I went into QUT’s production of A Midsummer Night's Dream with resignation, expecting it to be a somewhat mildly confirmative and lacklustre piece. I came out grinning from ear to ear. This play was gold. With the audience laughing out loud most of the time, it wasn’t hard to see why this piece was so fresh.
The hilarity of this rendition of a tried and true play lay, not necessarily, in the storyline or plot but in the spirit of the troupe, their joy. The direction and casting by Francesca Savige and the creative team were done exceptionally well with each actor playing to their absolute strengths. What was especially pleasing about this presentation of Midsummer Night's was the lack of distraction in the space in terms of set or costume or even soundtrack and a complete focus on the words coming out of the actors’ mouths.

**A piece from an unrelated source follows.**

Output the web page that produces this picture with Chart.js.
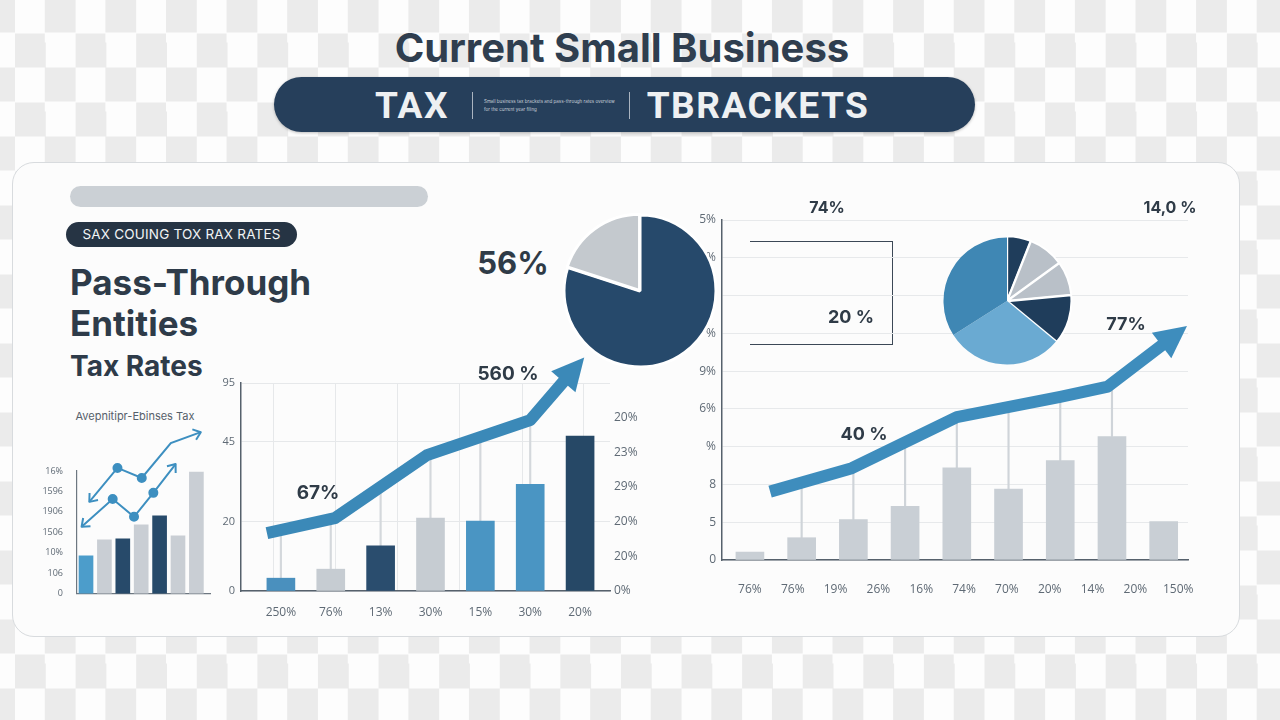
<!DOCTYPE html>
<html>
<head>
<meta charset="utf-8">
<title>Current Small Business Tax Brackets</title>
<script src="https://cdn.jsdelivr.net/npm/chart.js@4.4.1/dist/chart.umd.min.js"></script>
<style>
html, body { margin: 0; padding: 0; }
body {
    width: 1280px; height: 720px; position: relative; overflow: hidden;
    font-family: Inter, "Open Sans", sans-serif;
    background-color: #fdfdfd;
    background-image: conic-gradient(#ebebeb 0 25%, #fdfdfd 0 50%, #ebebeb 0 75%, #fdfdfd 0);
    background-size: 60.6px 69px;
    background-position: 15px -1.5px;
}
.abs { position: absolute; }
.c { transform: translate(-50%, -50%); white-space: nowrap; }
.box { position: absolute; }
.box canvas { display: block; }
#title { left: 622px; top: 47px; font-size: 40px; font-weight: 700; color: #2f3e4f; }
#banner {
    left: 274px; top: 77px; width: 701px; height: 55px; border-radius: 28px;
    background: #263f5b; box-shadow: 0 1px 3px rgba(0,0,0,.25);
}
.bword { top: 105px; font-family: Roboto, sans-serif; font-size: 37px; font-weight: 700; color: #eef0f2; letter-spacing: 1.5px; }
.sep { top: 92px; width: 1px; height: 27px; background: #aab4c0; }
#tiny { left: 484px; top: 98px; width: 132px; font-size: 4.5px; line-height: 8px; color: #c9d1da; }
#card {
    left: 12px; top: 162px; width: 1228px; height: 475px; border-radius: 22px;
    background: #fcfcfc; border: 1px solid #d8dbde; box-sizing: border-box;
}
#greybar { left: 70px; top: 186px; width: 358px; height: 21px; border-radius: 11px; background: #cbd0d5; }
#pill {
    left: 66px; top: 222px; width: 231px; height: 25px; border-radius: 13px; background: #263444;
    color: #f2f4f6; font-size: 13.5px; line-height: 25px; text-align: center; letter-spacing: 0.2px;
}
.head { left: 70px; font-weight: 700; color: #2e3b49; white-space: nowrap; }
.lbl { font-weight: 700; color: #2f3b47; }
#rect {
    left: 750px; top: 241px; width: 142px; height: 102px;
    border-top: 1.5px solid #3c4856; border-right: 1.5px solid #3c4856; border-bottom: 1.5px solid #3c4856;
}
</style>
</head>
<body>

<div id="title" class="abs c">Current Small Business</div>
<div id="banner" class="abs"></div>
<div class="abs c bword" style="left:412px">TAX</div>
<div class="abs sep" style="left:472px"></div>
<div id="tiny" class="abs">Small business tax brackets and pass-through rates overview for the current year filing</div>
<div class="abs sep" style="left:629px"></div>
<div class="abs c bword" style="left:758px">TBRACKETS</div>

<div id="card" class="abs"></div>
<div id="greybar" class="abs"></div>
<div id="pill" class="abs">SAX COUING TOX RAX RATES</div>
<div class="abs head" style="top:261px;font-size:35px">Pass-Through</div>
<div class="abs head" style="top:302px;font-size:35px">Entities</div>
<div class="abs head" style="top:349px;font-size:28px">Tax Rates</div>
<div class="abs c" style="left:135px;top:416px;font-size:11px;color:#56606b">Avepnitipr-Ebinses Tax</div>

<div id="rect" class="abs"></div>

<div class="box" style="left:40px;top:400px;width:175px;height:205px"><canvas id="smallChart"></canvas></div>
<div class="box" style="left:220px;top:340px;width:430px;height:285px"><canvas id="midChart"></canvas></div>
<div class="box" style="left:690px;top:191px;width:525px;height:409px"><canvas id="rightChart"></canvas></div>
<div class="box" style="left:561px;top:212px;width:158px;height:158px"><canvas id="bigPie"></canvas></div>
<div class="box" style="left:941px;top:235px;width:132px;height:132px"><canvas id="smallPie"></canvas></div>

<div class="abs c lbl" style="left:513px;top:262px;font-size:31px">56%</div>
<div class="abs c lbl" style="left:508px;top:373px;font-size:19px">560 %</div>
<div class="abs c lbl" style="left:318px;top:492px;font-size:19px">67%</div>
<div class="abs c lbl" style="left:827px;top:207px;font-size:16px">74%</div>
<div class="abs c lbl" style="left:1170px;top:207px;font-size:16px">14,0 %</div>
<div class="abs c lbl" style="left:851px;top:316px;font-size:18px">20 %</div>
<div class="abs c lbl" style="left:1126px;top:323px;font-size:18px">77%</div>
<div class="abs c lbl" style="left:864px;top:433px;font-size:18px">40 %</div>

<script>
// ============================================================
// DATA
// ============================================================
// small chart (left)
const smallYLabels = ['0', '106', '10%', '1506', '1906', '1596', '16%'];
const smallBars = [1.85, 2.63, 2.68, 3.37, 3.8, 2.83, 5.95];
const smallLineAX = [0.18, 1.71, 3.03, 4.61, 6.24];
const smallLineAY = [4.49, 6.15, 5.66, 7.37, 7.9];
const smallLineBX = [-0.24, 1.45, 2.61, 3.66, 4.87];
const smallLineBY = [3.27, 4.63, 3.76, 4.93, 6.34];

// middle chart
const midLabels = ['250%', '76%', '13%', '30%', '15%', '30%', '20%'];
const midBars = [3.7, 6.3, 13, 21, 20.2, 30.8, 44.7];
const midDrop = [16.8, 21, 31, 40.3, 44.6, 49.6, null];
const midLineX = [-0.28, 1.08, 2.93, 5.0, 5.69];
const midLineY = [16.7, 21.0, 39.2, 49.3, 60.8];
const midLeftTicks = [0, 20, 43, 60];
const midLeftLabels = ['0', '20', '45', '95'];
const midRightLabels = ['0%', '20%', '20%', '29%', '23%', '20%'];
const midGridX = [0.48, 1.73, 2.95, 4.23, 5.45];

// right chart
const rightLabels = ['76%', '76%', '19%', '26%', '16%', '74%', '70%', '20%', '14%', '20%', '150%'];
const rightBars = [0.21, 0.59, 1.07, 1.42, 2.44, 1.88, 2.63, 3.27, 1.02];
const rightDrop = [null, 2.01, 2.44, 3.11, 3.75, 4.02, 4.29, 4.61, null];
const rightLineX = [0.39, 1.97, 4.0, 6.0, 6.92, 7.99];
const rightLineY = [1.81, 2.43, 3.78, 4.32, 4.59, 5.71];
const rightYLabels = ['0', '5', '8', '%', '6%', '9%', '%', '%', '%', '5%'];

// pies
const bigPieValues = [80, 20];
const smallPieValues = [6, 9, 8.5, 12.5, 30, 34];

// ============================================================
// STYLES
// ============================================================
const NAVY = '#26496b';
const DARK = '#1f3d5b';
const ARROW = '#3b89b8';
const TICK = '#5f6a75';
const AXIS = '#56616c';

Chart.defaults.animation = false;
Chart.defaults.font.family = '"Open Sans", sans-serif';
Chart.defaults.plugins.legend.display = false;
Chart.defaults.plugins.tooltip.enabled = false;

function pts(xs, ys) {
    return xs.map(function(x, i) { return { x: x, y: ys[i] }; });
}
function drops(tops, base) {
    const out = [];
    tops.forEach(function(t, i) {
        if (t !== null) out.push({ x: i, y: [base[i], t] });
    });
    return out;
}

// arrow heads drawn on the end (or start) of flagged line datasets
function drawHead(ctx, from, to, ds) {
    const a = Math.atan2(to.y - from.y, to.x - from.x);
    const L = ds.arrow.length, W = ds.arrow.width;
    ctx.save();
    ctx.translate(to.x, to.y);
    ctx.rotate(a);
    ctx.beginPath();
    if (ds.arrow.open) {
        ctx.moveTo(-L, -W / 2);
        ctx.lineTo(0, 0);
        ctx.lineTo(-L, W / 2);
        ctx.strokeStyle = ds.borderColor;
        ctx.lineWidth = ds.borderWidth;
        ctx.lineJoin = 'round';
        ctx.stroke();
    } else {
        ctx.moveTo(-2, -W / 2);
        ctx.lineTo(L, 0);
        ctx.lineTo(-2, W / 2);
        ctx.closePath();
        ctx.fillStyle = ds.borderColor;
        ctx.fill();
    }
    ctx.restore();
}
const arrowPlugin = {
    id: 'arrows',
    afterDatasetsDraw: function(chart) {
        chart.data.datasets.forEach(function(ds, i) {
            if (!ds.arrow) return;
            const p = chart.getDatasetMeta(i).data;
            const n = p.length;
            if (ds.arrow.end) drawHead(chart.ctx, p[n - 2], p[n - 1], ds);
            if (ds.arrow.start) drawHead(chart.ctx, p[1], p[0], ds);
        });
    }
};

// ============================================================
// SMALL CHART
// ============================================================
const smallColors = ['#4c9dcb', '#c9ced4', '#274a6a', '#c9ced4', '#274a6a', '#c9ced4', '#c9ced4'];
const smallLine = function(xs, ys) {
    return {
        type: 'line', data: pts(xs, ys), borderColor: '#3d8fc0', backgroundColor: '#3d8fc0',
        borderWidth: 2, tension: 0, clip: false, order: 0,
        pointRadius: function(c) { return (c.dataIndex === 0 || c.dataIndex === xs.length - 1) ? 0 : 4; },
        arrow: { start: true, end: true, open: true, length: 7, width: 11 }
    };
};
new Chart(document.getElementById('smallChart'), {
    type: 'bar',
    data: {
        datasets: [
            smallLine(smallLineAX, smallLineAY),
            smallLine(smallLineBX, smallLineBY),
            {
                data: smallBars.map(function(v, i) { return { x: i, y: v }; }),
                backgroundColor: smallColors, barThickness: 14, order: 1
            }
        ]
    },
    options: {
        responsive: true, maintainAspectRatio: false,
        layout: { padding: { top: 71, right: 5, left: 0, bottom: 0 } },
        scales: {
            x: {
                type: 'linear', min: -0.49, max: 6.74, offset: false, bounds: 'data',
                grid: { display: false }, ticks: { display: false },
                border: { color: '#6d7781', width: 1.2 },
                afterFit: function(s) { s.height = 11; }
            },
            y: {
                min: 0, max: 6,
                grid: { display: false },
                border: { color: '#6d7781', width: 1.2 },
                ticks: {
                    stepSize: 1, padding: 6, color: TICK, font: { size: 9 },
                    callback: function(v, i) { return smallYLabels[i]; }
                },
                afterFit: function(s) { s.width = 37; }
            }
        }
    },
    plugins: [arrowPlugin]
});

// ============================================================
// MIDDLE CHART
// ============================================================
const midColors = ['#4a90be', '#c6ccd2', '#2a4d6e', '#c6ccd2', '#4a95c3', '#4a95c3', '#264866'];
new Chart(document.getElementById('midChart'), {
    type: 'bar',
    data: {
        datasets: [
            {
                type: 'line', data: pts(midLineX, midLineY), borderColor: ARROW,
                borderWidth: 12, tension: 0, pointRadius: 0, clip: false, order: 0,
                borderJoinStyle: 'round',
                arrow: { end: true, length: 30, width: 32 }
            },
            {
                data: midBars.map(function(v, i) { return { x: i, y: v }; }),
                backgroundColor: midColors, barThickness: 28, grouped: false, order: 1
            },
            {
                data: drops(midDrop, midBars), backgroundColor: '#d4d8dc',
                barThickness: 1.5, grouped: false, order: 2
            }
        ]
    },
    options: {
        responsive: true, maintainAspectRatio: false,
        layout: { padding: { top: 43, right: 0, left: 0, bottom: 0 } },
        scales: {
            x: {
                type: 'linear', min: -0.8, max: 6.6, offset: false, bounds: 'data',
                grid: { display: false },
                border: { color: AXIS, width: 1.5 },
                afterBuildTicks: function(s) { s.ticks = midLabels.map(function(l, i) { return { value: i }; }); },
                ticks: {
                    padding: 6, color: TICK, font: { size: 12 }, maxRotation: 0, autoSkip: false,
                    callback: function(v, i) { return midLabels[i]; }
                },
                afterFit: function(s) { s.height = 34; }
            },
            xg: {
                type: 'linear', position: 'bottom', min: -0.8, max: 6.6, offset: false, bounds: 'data',
                grid: { color: '#e6e8ea', drawTicks: false },
                border: { display: false },
                ticks: { display: false },
                afterBuildTicks: function(s) { s.ticks = midGridX.map(function(v) { return { value: v }; }); },
                afterFit: function(s) { s.height = 0; }
            },
            y: {
                min: 0, max: 60,
                grid: { color: '#e6e8ea', drawTicks: false },
                border: { color: AXIS, width: 1.5 },
                afterBuildTicks: function(s) { s.ticks = midLeftTicks.map(function(v) { return { value: v }; }); },
                ticks: {
                    padding: 6, color: TICK, font: { size: 11 },
                    callback: function(v, i) { return midLeftLabels[i]; }
                },
                afterFit: function(s) { s.width = 21; }
            },
            y2: {
                position: 'right', min: 0, max: 60,
                grid: { display: false, drawTicks: false },
                border: { display: false },
                afterBuildTicks: function(s) { s.ticks = midRightLabels.map(function(l, i) { return { value: i * 10 }; }); },
                ticks: {
                    padding: 4, color: TICK, font: { size: 12 },
                    callback: function(v, i) { return midRightLabels[i]; }
                },
                afterFit: function(s) { s.width = 40; }
            }
        }
    },
    plugins: [arrowPlugin]
});

// ============================================================
// RIGHT CHART
// ============================================================
const rightLabelStep = 0.828;
new Chart(document.getElementById('rightChart'), {
    type: 'bar',
    data: {
        datasets: [
            {
                type: 'line', data: pts(rightLineX, rightLineY), borderColor: '#3e8dbd',
                borderWidth: 12, tension: 0, pointRadius: 0, clip: false, order: 0,
                borderJoinStyle: 'round',
                arrow: { end: true, length: 30, width: 32 }
            },
            {
                data: rightBars.map(function(v, i) { return { x: i, y: v }; }),
                backgroundColor: '#c9cfd5', barThickness: 28, grouped: false, order: 1
            },
            {
                data: drops(rightDrop, rightBars), backgroundColor: '#cfd4d9',
                barThickness: 1.5, grouped: false, order: 2
            }
        ]
    },
    options: {
        responsive: true, maintainAspectRatio: false,
        layout: { padding: { top: 29, right: 27, left: 0, bottom: 0 } },
        scales: {
            x: {
                type: 'linear', min: -0.54, max: 8.47, offset: false, bounds: 'data',
                grid: { display: false },
                border: { color: AXIS, width: 1.5 },
                afterBuildTicks: function(s) {
                    s.ticks = rightLabels.map(function(l, i) { return { value: i * rightLabelStep }; });
                },
                ticks: {
                    padding: 14, color: TICK, font: { size: 12 }, maxRotation: 0, autoSkip: false,
                    callback: function(v, i) { return rightLabels[i]; }
                },
                afterFit: function(s) { s.height = 40; }
            },
            y: {
                min: 0, max: 9,
                grid: { color: '#e7e9eb', drawTicks: false },
                border: { color: AXIS, width: 1.5 },
                ticks: {
                    stepSize: 1, padding: 6, color: TICK, font: { size: 12 },
                    callback: function(v, i) { return rightYLabels[i]; }
                },
                afterFit: function(s) { s.width = 32; }
            }
        }
    },
    plugins: [arrowPlugin]
});

// ============================================================
// PIES
// ============================================================
new Chart(document.getElementById('bigPie'), {
    type: 'pie',
    data: {
        datasets: [{
            data: bigPieValues, backgroundColor: [NAVY, '#c4c9ce'],
            borderColor: '#ffffff', borderWidth: 3, offset: [0, 3]
        }]
    },
    options: { responsive: true, maintainAspectRatio: false }
});

new Chart(document.getElementById('smallPie'), {
    type: 'pie',
    data: {
        datasets: [{
            data: smallPieValues,
            backgroundColor: [DARK, '#b9c0c8', '#b9c0c8', DARK, '#6aaad2', '#3f87b4'],
            borderColor: '#ffffff', borderWidth: [2, 2, 2, 2, 0, 0], offset: [3, 3, 3, 3, 0, 0]
        }]
    },
    options: { responsive: true, maintainAspectRatio: false }
});
</script>
</body>
</html>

With a renewed and modern twist on what most deem as “ancient”, this version of Shakespeare was well with the times. The inclusion of modern popular music, slangy asides, which broke the fourth wall, and a deep understanding of the original dialogue made for the very best experience.
The ten person strong cast also switched with ease between characters but with none of the lingering confusion that this technique sometimes brings. Not one of the leads shone brighter than the other and this created a balance not often seen on stage.
What particularly made this experience enjoyable for me was the fact that the actors, creative team and crew, all seemed to absolutely love the play, what it did and can stand for and all that went into creating it. This love injected something deeper and more esoteric than the magic of Midsummer Night's into the night. This is what the audience carried with them when they left. Truly a well spent evening.